» Description of the task:
Reproduce every line of the material below, but drop the pictures.

────────────────────────────────────────

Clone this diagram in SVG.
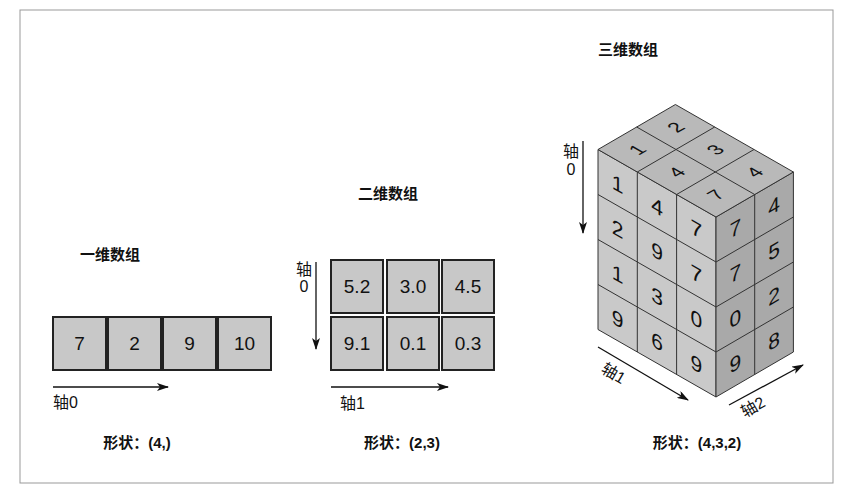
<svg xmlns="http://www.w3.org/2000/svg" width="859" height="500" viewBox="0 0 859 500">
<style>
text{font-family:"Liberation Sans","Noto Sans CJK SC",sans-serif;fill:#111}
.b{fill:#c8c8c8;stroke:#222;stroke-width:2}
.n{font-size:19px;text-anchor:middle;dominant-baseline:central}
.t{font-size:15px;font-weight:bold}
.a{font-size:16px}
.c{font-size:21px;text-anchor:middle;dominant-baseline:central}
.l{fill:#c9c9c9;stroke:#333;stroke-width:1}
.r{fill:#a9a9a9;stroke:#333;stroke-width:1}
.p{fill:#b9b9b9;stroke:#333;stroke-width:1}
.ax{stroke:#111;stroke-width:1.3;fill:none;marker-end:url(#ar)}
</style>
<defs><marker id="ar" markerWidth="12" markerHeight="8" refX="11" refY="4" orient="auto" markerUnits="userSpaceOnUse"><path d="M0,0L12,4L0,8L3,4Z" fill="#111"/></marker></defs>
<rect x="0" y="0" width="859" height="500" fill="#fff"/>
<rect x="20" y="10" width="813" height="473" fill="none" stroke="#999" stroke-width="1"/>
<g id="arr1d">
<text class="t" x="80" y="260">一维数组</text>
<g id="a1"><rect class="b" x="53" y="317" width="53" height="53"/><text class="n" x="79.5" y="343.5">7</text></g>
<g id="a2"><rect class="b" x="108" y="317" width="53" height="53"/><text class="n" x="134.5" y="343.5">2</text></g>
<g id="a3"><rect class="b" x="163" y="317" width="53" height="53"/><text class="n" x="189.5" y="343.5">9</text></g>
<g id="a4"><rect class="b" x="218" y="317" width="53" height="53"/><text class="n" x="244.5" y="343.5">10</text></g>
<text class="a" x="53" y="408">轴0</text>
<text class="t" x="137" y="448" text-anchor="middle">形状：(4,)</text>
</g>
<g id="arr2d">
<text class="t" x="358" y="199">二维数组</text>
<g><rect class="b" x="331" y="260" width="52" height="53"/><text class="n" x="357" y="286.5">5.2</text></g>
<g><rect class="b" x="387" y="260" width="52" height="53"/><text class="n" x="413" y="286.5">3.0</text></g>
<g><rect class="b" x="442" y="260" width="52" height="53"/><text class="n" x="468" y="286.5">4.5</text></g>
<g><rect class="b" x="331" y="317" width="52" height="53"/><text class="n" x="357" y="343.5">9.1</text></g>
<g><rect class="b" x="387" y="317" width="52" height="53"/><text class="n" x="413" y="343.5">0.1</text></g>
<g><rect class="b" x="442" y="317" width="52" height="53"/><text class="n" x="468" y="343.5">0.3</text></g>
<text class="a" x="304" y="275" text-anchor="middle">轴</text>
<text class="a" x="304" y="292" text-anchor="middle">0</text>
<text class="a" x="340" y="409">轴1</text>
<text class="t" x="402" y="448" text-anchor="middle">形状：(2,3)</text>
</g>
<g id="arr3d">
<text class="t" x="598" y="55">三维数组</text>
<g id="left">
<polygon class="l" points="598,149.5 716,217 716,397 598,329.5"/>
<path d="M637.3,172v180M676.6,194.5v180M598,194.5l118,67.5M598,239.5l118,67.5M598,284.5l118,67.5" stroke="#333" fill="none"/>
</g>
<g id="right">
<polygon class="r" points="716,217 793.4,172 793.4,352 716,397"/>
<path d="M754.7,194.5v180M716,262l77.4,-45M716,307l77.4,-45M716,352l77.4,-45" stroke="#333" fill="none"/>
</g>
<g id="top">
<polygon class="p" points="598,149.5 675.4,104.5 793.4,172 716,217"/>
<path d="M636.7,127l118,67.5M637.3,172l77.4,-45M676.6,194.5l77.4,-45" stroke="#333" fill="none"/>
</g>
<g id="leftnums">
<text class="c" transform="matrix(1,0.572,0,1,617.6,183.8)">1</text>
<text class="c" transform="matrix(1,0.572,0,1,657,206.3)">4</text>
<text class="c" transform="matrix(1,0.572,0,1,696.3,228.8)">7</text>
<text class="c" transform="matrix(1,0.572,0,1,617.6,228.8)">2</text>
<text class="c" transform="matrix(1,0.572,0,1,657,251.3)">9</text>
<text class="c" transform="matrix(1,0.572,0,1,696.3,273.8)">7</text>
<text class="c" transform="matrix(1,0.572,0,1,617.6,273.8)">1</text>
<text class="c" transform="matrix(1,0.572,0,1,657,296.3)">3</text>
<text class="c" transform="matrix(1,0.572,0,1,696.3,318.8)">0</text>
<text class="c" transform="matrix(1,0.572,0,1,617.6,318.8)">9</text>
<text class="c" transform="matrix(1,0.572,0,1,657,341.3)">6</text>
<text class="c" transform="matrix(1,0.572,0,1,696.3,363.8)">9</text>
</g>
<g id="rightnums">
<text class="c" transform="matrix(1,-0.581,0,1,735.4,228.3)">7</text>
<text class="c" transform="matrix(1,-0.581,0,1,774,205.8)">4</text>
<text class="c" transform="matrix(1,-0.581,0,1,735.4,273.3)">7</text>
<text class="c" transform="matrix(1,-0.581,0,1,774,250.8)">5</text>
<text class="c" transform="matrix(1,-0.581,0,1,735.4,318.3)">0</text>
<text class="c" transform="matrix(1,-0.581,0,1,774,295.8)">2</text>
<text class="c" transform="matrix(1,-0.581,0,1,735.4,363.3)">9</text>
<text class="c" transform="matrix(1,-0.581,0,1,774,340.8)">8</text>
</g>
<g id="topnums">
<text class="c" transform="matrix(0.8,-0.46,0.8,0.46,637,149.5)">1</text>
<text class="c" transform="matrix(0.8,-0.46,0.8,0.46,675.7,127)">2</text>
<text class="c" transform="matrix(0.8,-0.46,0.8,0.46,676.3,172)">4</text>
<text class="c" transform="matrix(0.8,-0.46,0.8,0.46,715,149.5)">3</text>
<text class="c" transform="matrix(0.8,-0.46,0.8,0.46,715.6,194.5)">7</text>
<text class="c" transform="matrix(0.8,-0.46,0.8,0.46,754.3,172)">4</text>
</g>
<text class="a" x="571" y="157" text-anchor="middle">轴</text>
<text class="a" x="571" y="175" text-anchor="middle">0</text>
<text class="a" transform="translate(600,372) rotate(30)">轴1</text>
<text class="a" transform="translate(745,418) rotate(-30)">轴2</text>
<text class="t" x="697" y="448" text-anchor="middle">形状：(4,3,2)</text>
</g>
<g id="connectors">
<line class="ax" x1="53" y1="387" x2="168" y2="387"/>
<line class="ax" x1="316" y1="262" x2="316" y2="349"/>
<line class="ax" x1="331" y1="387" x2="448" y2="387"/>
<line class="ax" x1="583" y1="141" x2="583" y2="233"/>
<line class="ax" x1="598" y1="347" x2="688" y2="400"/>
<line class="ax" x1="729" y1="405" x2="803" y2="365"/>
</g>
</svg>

────────────────────────────────────────

» The response:
Clone this diagram in SVG.
<svg xmlns="http://www.w3.org/2000/svg" width="859" height="500" viewBox="0 0 859 500">
<style>
text{font-family:"Liberation Sans","Noto Sans CJK SC",sans-serif;fill:#111}
.b{fill:#c8c8c8;stroke:#222;stroke-width:2}
.n{font-size:19px;text-anchor:middle;dominant-baseline:central}
.t{font-size:15px;font-weight:bold}
.a{font-size:16px}
.c{font-size:21px;text-anchor:middle;dominant-baseline:central}
.l{fill:#c9c9c9;stroke:#333;stroke-width:1}
.r{fill:#a9a9a9;stroke:#333;stroke-width:1}
.p{fill:#b9b9b9;stroke:#333;stroke-width:1}
.ax{stroke:#111;stroke-width:1.3;fill:none;marker-end:url(#ar)}
</style>
<defs><marker id="ar" markerWidth="12" markerHeight="8" refX="11" refY="4" orient="auto" markerUnits="userSpaceOnUse"><path d="M0,0L12,4L0,8L3,4Z" fill="#111"/></marker></defs>
<rect x="0" y="0" width="859" height="500" fill="#fff"/>
<rect x="20" y="10" width="813" height="473" fill="none" stroke="#999" stroke-width="1"/>
<g id="arr1d">
<text class="t" x="80" y="260">一维数组</text>
<g id="a1"><rect class="b" x="53" y="317" width="53" height="53"/><text class="n" x="79.5" y="343.5">7</text></g>
<g id="a2"><rect class="b" x="108" y="317" width="53" height="53"/><text class="n" x="134.5" y="343.5">2</text></g>
<g id="a3"><rect class="b" x="163" y="317" width="53" height="53"/><text class="n" x="189.5" y="343.5">9</text></g>
<g id="a4"><rect class="b" x="218" y="317" width="53" height="53"/><text class="n" x="244.5" y="343.5">10</text></g>
<text class="a" x="53" y="408">轴0</text>
<text class="t" x="137" y="448" text-anchor="middle">形状：(4,)</text>
</g>
<g id="arr2d">
<text class="t" x="358" y="199">二维数组</text>
<g><rect class="b" x="331" y="260" width="52" height="53"/><text class="n" x="357" y="286.5">5.2</text></g>
<g><rect class="b" x="387" y="260" width="52" height="53"/><text class="n" x="413" y="286.5">3.0</text></g>
<g><rect class="b" x="442" y="260" width="52" height="53"/><text class="n" x="468" y="286.5">4.5</text></g>
<g><rect class="b" x="331" y="317" width="52" height="53"/><text class="n" x="357" y="343.5">9.1</text></g>
<g><rect class="b" x="387" y="317" width="52" height="53"/><text class="n" x="413" y="343.5">0.1</text></g>
<g><rect class="b" x="442" y="317" width="52" height="53"/><text class="n" x="468" y="343.5">0.3</text></g>
<text class="a" x="304" y="275" text-anchor="middle">轴</text>
<text class="a" x="304" y="292" text-anchor="middle">0</text>
<text class="a" x="340" y="409">轴1</text>
<text class="t" x="402" y="448" text-anchor="middle">形状：(2,3)</text>
</g>
<g id="arr3d">
<text class="t" x="598" y="55">三维数组</text>
<g id="left">
<polygon class="l" points="598,149.5 716,217 716,397 598,329.5"/>
<path d="M637.3,172v180M676.6,194.5v180M598,194.5l118,67.5M598,239.5l118,67.5M598,284.5l118,67.5" stroke="#333" fill="none"/>
</g>
<g id="right">
<polygon class="r" points="716,217 793.4,172 793.4,352 716,397"/>
<path d="M754.7,194.5v180M716,262l77.4,-45M716,307l77.4,-45M716,352l77.4,-45" stroke="#333" fill="none"/>
</g>
<g id="top">
<polygon class="p" points="598,149.5 675.4,104.5 793.4,172 716,217"/>
<path d="M636.7,127l118,67.5M637.3,172l77.4,-45M676.6,194.5l77.4,-45" stroke="#333" fill="none"/>
</g>
<g id="leftnums">
<text class="c" transform="matrix(1,0.572,0,1,617.6,183.8)">1</text>
<text class="c" transform="matrix(1,0.572,0,1,657,206.3)">4</text>
<text class="c" transform="matrix(1,0.572,0,1,696.3,228.8)">7</text>
<text class="c" transform="matrix(1,0.572,0,1,617.6,228.8)">2</text>
<text class="c" transform="matrix(1,0.572,0,1,657,251.3)">9</text>
<text class="c" transform="matrix(1,0.572,0,1,696.3,273.8)">7</text>
<text class="c" transform="matrix(1,0.572,0,1,617.6,273.8)">1</text>
<text class="c" transform="matrix(1,0.572,0,1,657,296.3)">3</text>
<text class="c" transform="matrix(1,0.572,0,1,696.3,318.8)">0</text>
<text class="c" transform="matrix(1,0.572,0,1,617.6,318.8)">9</text>
<text class="c" transform="matrix(1,0.572,0,1,657,341.3)">6</text>
<text class="c" transform="matrix(1,0.572,0,1,696.3,363.8)">9</text>
</g>
<g id="rightnums">
<text class="c" transform="matrix(1,-0.581,0,1,735.4,228.3)">7</text>
<text class="c" transform="matrix(1,-0.581,0,1,774,205.8)">4</text>
<text class="c" transform="matrix(1,-0.581,0,1,735.4,273.3)">7</text>
<text class="c" transform="matrix(1,-0.581,0,1,774,250.8)">5</text>
<text class="c" transform="matrix(1,-0.581,0,1,735.4,318.3)">0</text>
<text class="c" transform="matrix(1,-0.581,0,1,774,295.8)">2</text>
<text class="c" transform="matrix(1,-0.581,0,1,735.4,363.3)">9</text>
<text class="c" transform="matrix(1,-0.581,0,1,774,340.8)">8</text>
</g>
<g id="topnums">
<text class="c" transform="matrix(0.8,-0.46,0.8,0.46,637,149.5)">1</text>
<text class="c" transform="matrix(0.8,-0.46,0.8,0.46,675.7,127)">2</text>
<text class="c" transform="matrix(0.8,-0.46,0.8,0.46,676.3,172)">4</text>
<text class="c" transform="matrix(0.8,-0.46,0.8,0.46,715,149.5)">3</text>
<text class="c" transform="matrix(0.8,-0.46,0.8,0.46,715.6,194.5)">7</text>
<text class="c" transform="matrix(0.8,-0.46,0.8,0.46,754.3,172)">4</text>
</g>
<text class="a" x="571" y="157" text-anchor="middle">轴</text>
<text class="a" x="571" y="175" text-anchor="middle">0</text>
<text class="a" transform="translate(600,372) rotate(30)">轴1</text>
<text class="a" transform="translate(745,418) rotate(-30)">轴2</text>
<text class="t" x="697" y="448" text-anchor="middle">形状：(4,3,2)</text>
</g>
<g id="connectors">
<line class="ax" x1="53" y1="387" x2="168" y2="387"/>
<line class="ax" x1="316" y1="262" x2="316" y2="349"/>
<line class="ax" x1="331" y1="387" x2="448" y2="387"/>
<line class="ax" x1="583" y1="141" x2="583" y2="233"/>
<line class="ax" x1="598" y1="347" x2="688" y2="400"/>
<line class="ax" x1="729" y1="405" x2="803" y2="365"/>
</g>
</svg>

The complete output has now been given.